EXERCISE DETAILS.
In the entries below, find the line containing "Rebuild this chart" and the line containing "import plotly.graph_objects as go". Copy those two lines and everything between them exactly, without the pictures.

>> Start PROVIDED DATA

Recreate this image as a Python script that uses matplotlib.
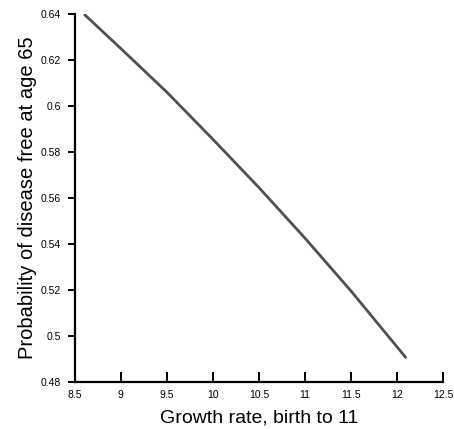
import matplotlib
matplotlib.use("Agg")
import matplotlib.pyplot as plt

plt.rcParams["font.family"] = ["Liberation Sans", "DejaVu Sans"]

growth = [8.6, 9.0, 9.5, 10.0, 10.5, 11.0, 11.5, 12.1]
prob = [0.640, 0.625, 0.606, 0.5855, 0.5645, 0.5425, 0.5195, 0.4903]
xticks = [8.5, 9, 9.5, 10, 10.5, 11, 11.5, 12, 12.5]
yticks = [0.48, 0.5, 0.52, 0.54, 0.56, 0.58, 0.6, 0.62, 0.64]

fig = plt.figure(figsize=(4.54, 4.29), dpi=100)
ax = fig.add_axes([0.165, 0.110, 0.811, 0.857])
ax.plot(growth, prob, color="#505050", lw=2.0, solid_capstyle="butt")

ax.set_xlim(8.5, 12.5)
ax.set_ylim(0.48, 0.64)
ax.set_xticks(xticks)
ax.set_xticklabels([f"{v:g}" for v in xticks])
ax.set_yticks(yticks)
ax.set_yticklabels([f"{v:g}" for v in yticks])
ax.spines["top"].set_visible(False)
ax.spines["right"].set_visible(False)
ax.spines["left"].set_linewidth(1.6)
ax.spines["bottom"].set_linewidth(1.6)
ax.tick_params(axis="x", direction="in", length=7, width=1.4, labelsize=7.5, pad=6)
ax.tick_params(axis="y", direction="out", length=5, width=1.4, labelsize=7.5, pad=5)

ax.set_xlabel("Growth rate, birth to 11", fontsize=14, labelpad=7)
ax.set_ylabel("Probability of disease free at age 65", fontsize=14.5, labelpad=3)

fig.savefig("out.png", dpi=100)
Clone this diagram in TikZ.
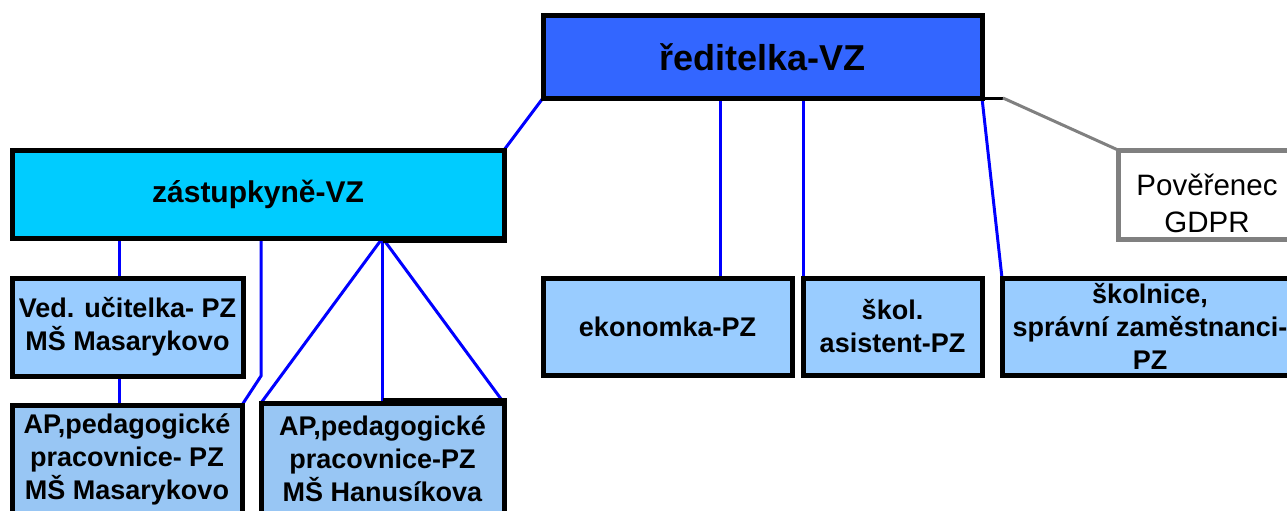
\documentclass[tikz,border=0pt]{standalone}
\usepackage{fontspec}
\setmainfont{Liberation Sans}
\usetikzlibrary{backgrounds,calc}
\definecolor{dirblue}{HTML}{3366FF}
\definecolor{zastblue}{HTML}{00CCFF}
\definecolor{lightblue}{HTML}{99CCFF}
\definecolor{apblue}{HTML}{98C6F4}
\definecolor{linkblue}{HTML}{0000FF}
\definecolor{gdprgray}{HTML}{808080}
\begin{document}
\begin{tikzpicture}[x=1pt,y=-1pt,
  box/.style={draw=black,line width=5pt,outer sep=0pt,inner sep=0pt,align=center,
    font=\bfseries\fontsize{27}{33}\selectfont},
  conn/.style={draw=linkblue,line width=3pt},
  graylink/.style={draw=gdprgray,line width=3pt}]
\useasboundingbox (0,0) rectangle (1287,511);
\clip (0,0) rectangle (1287,511);

% boxes
\node[box,fill=dirblue,minimum width=439pt,minimum height=82pt,font=\bfseries\fontsize{36}{40}\selectfont] (red) at (762.5,57) {ředitelka-VZ};
\node[box,fill=zastblue,minimum width=492pt,minimum height=88pt,font=\bfseries\fontsize{30}{34}\selectfont] (zast) at (258,194) {zástupkyně-VZ};
\node[box,fill=lightblue,minimum width=231pt,minimum height=98pt] (ved) at (127.5,327) {Ved. učitelka- PZ\\MŠ Masarykovo};
\node[box,fill=apblue,minimum width=230pt,minimum height=109pt] (ap1) at (127,459.5) {AP,pedagogické\\pracovnice- PZ\\MŠ Masarykovo};
\node[box,fill=apblue,minimum width=243pt,minimum height=111pt] (ap2) at (382.5,458.5) {AP,pedagogické\\pracovnice-PZ\\MŠ Hanusíkova};
\node[box,fill=lightblue,minimum width=249pt,minimum height=97pt] (eko) at (667.5,326.5) {ekonomka-PZ};
\node[box,fill=lightblue,minimum width=179pt,minimum height=97pt] (sko) at (892.5,326.5) {škol.\\asistent-PZ};
\node[box,fill=lightblue,minimum width=296pt,minimum height=97pt] (skn) at (1150,326.5) {školnice,\\správní zaměstnanci-\\PZ};
\node[box,draw=gdprgray,fill=white,minimum width=178pt,minimum height=89pt] (gdpr) at (1207,194.5) {};
\node[align=center,inner sep=0pt,font=\fontsize{29.5}{37}\selectfont] (gdprtext) at (1207,203.5) {Pověřenec\\GDPR};

% thicker border segments
\fill[black] ($(ap2.north |- zast.south)+(0,-2.5)$) rectangle ($(zast.south east)+(2.5,5)$);
\fill[black] ($(ap2.north)+(0,-5)$) rectangle ($(ap2.north east)+(2.5,2.5)$);

% connectors
\begin{scope}[on background layer]
\draw[conn] (zast.north east) -- (red.south west);
\draw[conn] (red.south west) ++(177,0) coordinate (e1) -- (e1 |- eko.north);
\draw[conn] (sko.north west |- red.south) -- (sko.north west);
\draw[conn] (red.south east) -- (skn.north west);
\draw[line width=3pt,black] (red.south east) -- ++(21,0) coordinate (g1);
\draw[graylink] (g1) -- (gdpr.north west);
\draw[conn] (ved.north west) ++(107,0) coordinate (v1) -- (v1 |- zast.south);
\draw[conn] (ved.south west) ++(107,0) coordinate (v2) -- (v2 |- ap1.north);
\draw[conn] (ap2.north west |- zast.south) -- (ap2.north west |- ved.south) -- (ap1.north east);
\draw[conn] (ap2.north |- zast.south) coordinate (f) -- (ap2.north west);
\draw[conn] (f) -- (ap2.north);
\draw[conn] (f) -- (ap2.north east);
\end{scope}
\end{tikzpicture}
\end{document}
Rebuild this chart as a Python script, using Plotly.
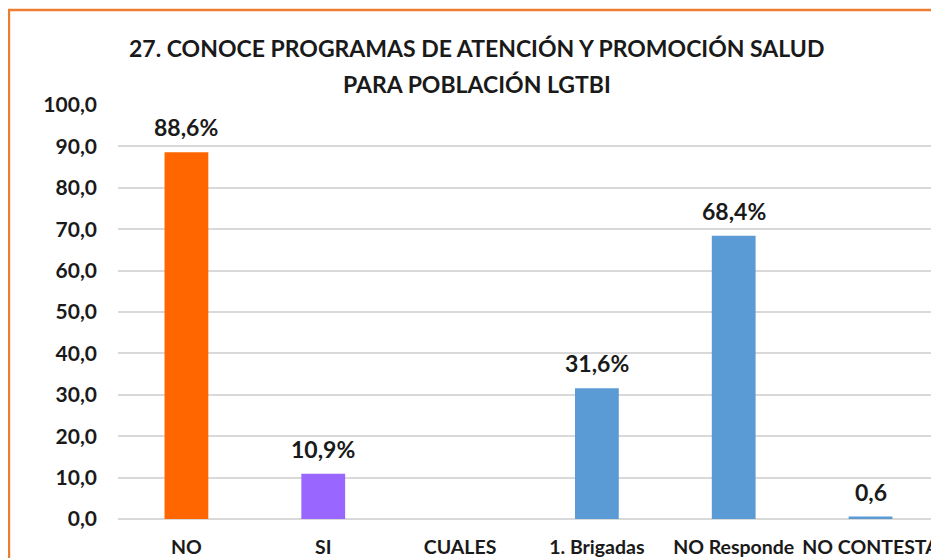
import plotly.graph_objects as go

categories = ["NO", "SI", "CUALES", "1. Brigadas", "NO Responde", "NO CONTESTA"]
values = [88.6, 10.9, 0.0, 31.6, 68.4, 0.6]
value_labels = ["88,6%", "10,9%", "", "31,6%", "68,4%", "0,6"]
bar_colors = ["#FF6600", "#9966FF", "#5B9BD5", "#5B9BD5", "#5B9BD5", "#5B9BD5"]
y_ticks = [0, 10, 20, 30, 40, 50, 60, 70, 80, 90, 100]
y_tick_labels = ["0,0", "10,0", "20,0", "30,0", "40,0", "50,0", "60,0", "70,0", "80,0", "90,0", "100,0"]
title_lines = ["27. CONOCE PROGRAMAS DE ATENCIÓN Y PROMOCIÓN SALUD", "PARA POBLACIÓN LGTBI"]

# the page body adds an 8px offset; size the figure so it fills the window
OFF = 8
W, H = 939 - OFF, 558 - OFF
ML = 118 - OFF
MT = 105 - OFF
MR = 0
MB = H - (519 - OFF)
PW = W - ML - MR
PH = H - MT - MB
cat_px = 138.0

FONT = "Lato"
TXT = "#1a1a1a"


def py(ypx):
    """paper y from a page-pixel y"""
    return (H - MB - (ypx - OFF)) / PH


def px(xpx):
    return ((xpx - OFF) - ML) / PW


fig = go.Figure()
fig.add_trace(go.Bar(
    x=categories, y=values,
    marker=dict(color=bar_colors, line=dict(width=0)),
    width=0.32,
    hoverinfo="skip",
))

annotations = []
for c, v, t in zip(categories, values, value_labels):
    if t:
        annotations.append(dict(
            x=c, y=v, xref="x", yref="y", text=t, showarrow=False,
            yanchor="middle", yshift=25,
            font=dict(family=FONT, size=23, color=TXT, weight="bold"),
        ))

for line, ypx in zip(title_lines, [48, 84]):
    annotations.append(dict(
        x=px(480), y=py(ypx), xref="paper", yref="paper",
        text=line, showarrow=False, xanchor="center", yanchor="middle",
        font=dict(family=FONT, size=23, color=TXT, weight="bold"),
    ))

fig.update_layout(
    width=W, height=H,
    margin=dict(l=ML, r=MR, t=MT, b=MB, pad=0),
    paper_bgcolor="white", plot_bgcolor="white",
    showlegend=False,
    annotations=annotations,
    shapes=[dict(
        type="rect", xref="paper", yref="paper",
        x0=px(8), x1=1.3,
        y0=-0.5, y1=py(10),
        line=dict(color="#ED7D31", width=2.5),
        fillcolor="rgba(0,0,0,0)", layer="above",
    )],
    xaxis=dict(
        type="category",
        range=[-0.5, -0.5 + PW / cat_px],
        showgrid=False, zeroline=False, showline=False,
        ticks="", ticklabelstandoff=14,
        tickfont=dict(family=FONT, size=19.5, color=TXT, weight="bold"),
        fixedrange=True,
    ),
    yaxis=dict(
        range=[0, 100],
        tickvals=y_ticks, ticktext=y_tick_labels,
        showgrid=True, gridcolor="#d9d9d9", gridwidth=2,
        zeroline=True, zerolinecolor="#d9d9d9", zerolinewidth=2,
        showline=False, ticks="", ticklabelstandoff=20,
        tickfont=dict(family=FONT, size=21, color=TXT, weight="bold"),
        fixedrange=True,
    ),
)

fig.write_html("out.html")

>> End PROVIDED DATA

SOLUTION BELOW.
Rebuild this chart as a Python script, using Plotly.
import plotly.graph_objects as go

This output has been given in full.